• Material provided

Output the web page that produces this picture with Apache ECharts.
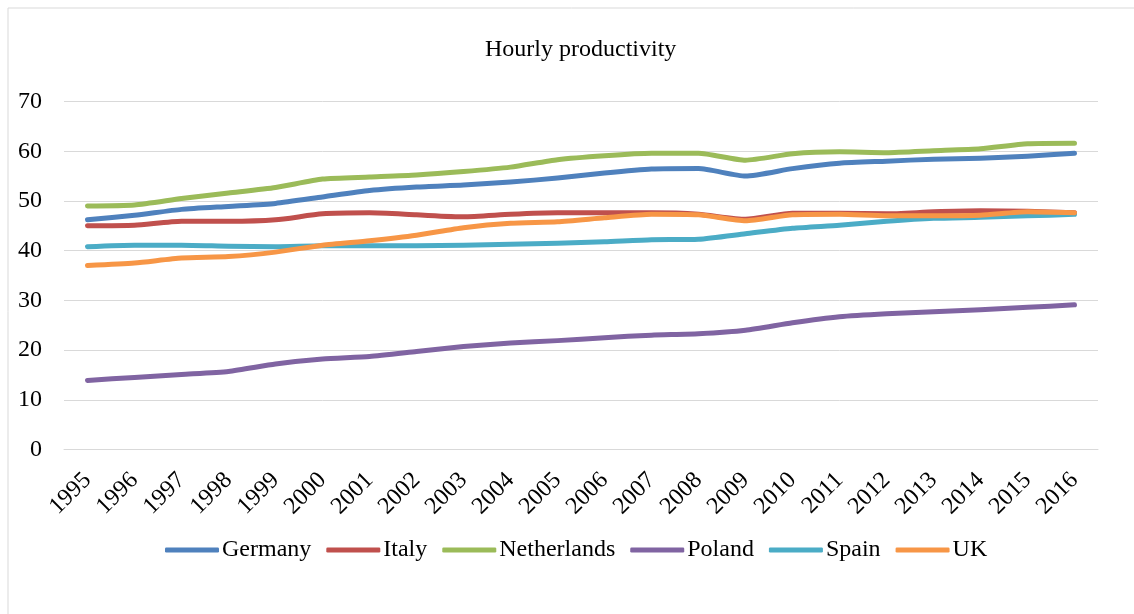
<!DOCTYPE html>
<html>
<head>
<meta charset="utf-8">
<title>Hourly productivity</title>
<script src="https://cdn.jsdelivr.net/npm/echarts@6/dist/echarts.min.js"></script>
<style>
  html, body { margin: 0; padding: 0; background: #fff; }
  #main { width: 1134px; height: 614px; }
</style>
</head>
<body>
<div id="main"></div>
<script>
var years = ['1995', '1996', '1997', '1998', '1999', '2000', '2001', '2002', '2003', '2004', '2005',
  '2006', '2007', '2008', '2009', '2010', '2011', '2012', '2013', '2014', '2015', '2016'];

var germany = [46.2, 47.1, 48.3, 48.9, 49.5, 50.8, 52.1, 52.8, 53.2, 53.8, 54.6, 55.6, 56.4, 56.5, 55.0, 56.5, 57.6, 58.0, 58.4, 58.6, 59.0, 59.6];
var italy = [45.0, 45.1, 45.9, 45.9, 46.2, 47.4, 47.6, 47.2, 46.8, 47.3, 47.6, 47.6, 47.6, 47.3, 46.3, 47.5, 47.5, 47.4, 47.8, 48.0, 47.9, 47.6];
var netherlands = [49.0, 49.2, 50.5, 51.6, 52.7, 54.4, 54.8, 55.2, 55.9, 56.8, 58.3, 59.1, 59.6, 59.6, 58.2, 59.5, 59.9, 59.7, 60.1, 60.5, 61.5, 61.6];
var poland = [13.9, 14.5, 15.1, 15.7, 17.2, 18.2, 18.7, 19.7, 20.7, 21.4, 21.9, 22.5, 23.0, 23.3, 24.0, 25.5, 26.7, 27.3, 27.7, 28.1, 28.6, 29.1];
var spain = [40.8, 41.1, 41.1, 40.9, 40.8, 41.0, 41.0, 41.0, 41.1, 41.3, 41.5, 41.8, 42.2, 42.3, 43.4, 44.5, 45.1, 45.9, 46.5, 46.7, 47.0, 47.3];
var uk = [37.0, 37.5, 38.5, 38.8, 39.7, 41.1, 42.0, 43.1, 44.6, 45.5, 45.8, 46.6, 47.3, 47.2, 46.0, 47.2, 47.3, 47.0, 47.0, 47.1, 47.8, 47.6];

var names = ['Germany', 'Italy', 'Netherlands', 'Poland', 'Spain', 'UK'];
var colors = ['#4f81bd', '#c0504d', '#9bbb59', '#8064a2', '#4bacc6', '#f79646'];
var values = [germany, italy, netherlands, poland, spain, uk];

var font = 'Liberation Serif';

var seriesList = [];
for (var i = 0; i < names.length; i++) {
  seriesList.push({
    name: names[i],
    type: 'line',
    data: values[i],
    smooth: 0.2,
    symbol: 'none',
    lineStyle: { width: 5, color: colors[i], cap: 'round', join: 'round' },
    itemStyle: { color: colors[i] }
  });
}

var myChart = echarts.init(document.getElementById('main'));
var option = {
  backgroundColor: '#fff',
  animation: false,
  graphic: [{
    type: 'rect',
    shape: { x: 8, y: 8, width: 1300, height: 800 },
    style: { fill: 'none', stroke: '#d9d9d9', lineWidth: 1 },
    silent: true
  }],
  title: {
    text: 'Hourly productivity',
    left: 480,
    top: 33,
    textStyle: { fontFamily: font, fontSize: 24, fontWeight: 'normal', color: '#000' }
  },
  legend: {
    data: names,
    left: 160,
    top: 533,
    icon: 'roundRect',
    itemWidth: 54,
    itemHeight: 5,
    itemGap: 15,
    textStyle: { fontFamily: font, fontSize: 24, color: '#000', padding: [0, 0, 0, -2] }
  },
  grid: { left: 64, right: 36, top: 101.5, bottom: 164.5 },
  xAxis: {
    type: 'category',
    data: years,
    boundaryGap: true,
    axisLine: { lineStyle: { color: '#d9d9d9', width: 1 } },
    axisTick: { show: false },
    axisLabel: { rotate: 45, margin: 27, fontFamily: font, fontSize: 24, color: '#000' }
  },
  yAxis: {
    type: 'value',
    min: 0,
    max: 70,
    interval: 10,
    axisLine: { show: false },
    axisTick: { show: false },
    splitLine: { lineStyle: { color: '#d9d9d9', width: 1 } },
    axisLabel: { margin: 22, fontFamily: font, fontSize: 24, color: '#000' }
  },
  series: seriesList
};
myChart.setOption(option);
window.addEventListener('resize', myChart.resize);
</script>
</body>
</html>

• The exercise
Each line of the data is to be duplicated exactly; pictures stay out of the copy.

• Output of the exercise
Output the web page that produces this picture with Apache ECharts.
<!DOCTYPE html>
<html>
<head>
<meta charset="utf-8">
<title>Hourly productivity</title>
<script src="https://cdn.jsdelivr.net/npm/echarts@6/dist/echarts.min.js"></script>
<style>
  html, body { margin: 0; padding: 0; background: #fff; }
  #main { width: 1134px; height: 614px; }
</style>
</head>
<body>
<div id="main"></div>
<script>
var years = ['1995', '1996', '1997', '1998', '1999', '2000', '2001', '2002', '2003', '2004', '2005',
  '2006', '2007', '2008', '2009', '2010', '2011', '2012', '2013', '2014', '2015', '2016'];

var germany = [46.2, 47.1, 48.3, 48.9, 49.5, 50.8, 52.1, 52.8, 53.2, 53.8, 54.6, 55.6, 56.4, 56.5, 55.0, 56.5, 57.6, 58.0, 58.4, 58.6, 59.0, 59.6];
var italy = [45.0, 45.1, 45.9, 45.9, 46.2, 47.4, 47.6, 47.2, 46.8, 47.3, 47.6, 47.6, 47.6, 47.3, 46.3, 47.5, 47.5, 47.4, 47.8, 48.0, 47.9, 47.6];
var netherlands = [49.0, 49.2, 50.5, 51.6, 52.7, 54.4, 54.8, 55.2, 55.9, 56.8, 58.3, 59.1, 59.6, 59.6, 58.2, 59.5, 59.9, 59.7, 60.1, 60.5, 61.5, 61.6];
var poland = [13.9, 14.5, 15.1, 15.7, 17.2, 18.2, 18.7, 19.7, 20.7, 21.4, 21.9, 22.5, 23.0, 23.3, 24.0, 25.5, 26.7, 27.3, 27.7, 28.1, 28.6, 29.1];
var spain = [40.8, 41.1, 41.1, 40.9, 40.8, 41.0, 41.0, 41.0, 41.1, 41.3, 41.5, 41.8, 42.2, 42.3, 43.4, 44.5, 45.1, 45.9, 46.5, 46.7, 47.0, 47.3];
var uk = [37.0, 37.5, 38.5, 38.8, 39.7, 41.1, 42.0, 43.1, 44.6, 45.5, 45.8, 46.6, 47.3, 47.2, 46.0, 47.2, 47.3, 47.0, 47.0, 47.1, 47.8, 47.6];

var names = ['Germany', 'Italy', 'Netherlands', 'Poland', 'Spain', 'UK'];
var colors = ['#4f81bd', '#c0504d', '#9bbb59', '#8064a2', '#4bacc6', '#f79646'];
var values = [germany, italy, netherlands, poland, spain, uk];

var font = 'Liberation Serif';

var seriesList = [];
for (var i = 0; i < names.length; i++) {
  seriesList.push({
    name: names[i],
    type: 'line',
    data: values[i],
    smooth: 0.2,
    symbol: 'none',
    lineStyle: { width: 5, color: colors[i], cap: 'round', join: 'round' },
    itemStyle: { color: colors[i] }
  });
}

var myChart = echarts.init(document.getElementById('main'));
var option = {
  backgroundColor: '#fff',
  animation: false,
  graphic: [{
    type: 'rect',
    shape: { x: 8, y: 8, width: 1300, height: 800 },
    style: { fill: 'none', stroke: '#d9d9d9', lineWidth: 1 },
    silent: true
  }],
  title: {
    text: 'Hourly productivity',
    left: 480,
    top: 33,
    textStyle: { fontFamily: font, fontSize: 24, fontWeight: 'normal', color: '#000' }
  },
  legend: {
    data: names,
    left: 160,
    top: 533,
    icon: 'roundRect',
    itemWidth: 54,
    itemHeight: 5,
    itemGap: 15,
    textStyle: { fontFamily: font, fontSize: 24, color: '#000', padding: [0, 0, 0, -2] }
  },
  grid: { left: 64, right: 36, top: 101.5, bottom: 164.5 },
  xAxis: {
    type: 'category',
    data: years,
    boundaryGap: true,
    axisLine: { lineStyle: { color: '#d9d9d9', width: 1 } },
    axisTick: { show: false },
    axisLabel: { rotate: 45, margin: 27, fontFamily: font, fontSize: 24, color: '#000' }
  },
  yAxis: {
    type: 'value',
    min: 0,
    max: 70,
    interval: 10,
    axisLine: { show: false },
    axisTick: { show: false },
    splitLine: { lineStyle: { color: '#d9d9d9', width: 1 } },
    axisLabel: { margin: 22, fontFamily: font, fontSize: 24, color: '#000' }
  },
  series: seriesList
};
myChart.setOption(option);
window.addEventListener('resize', myChart.resize);
</script>
</body>
</html>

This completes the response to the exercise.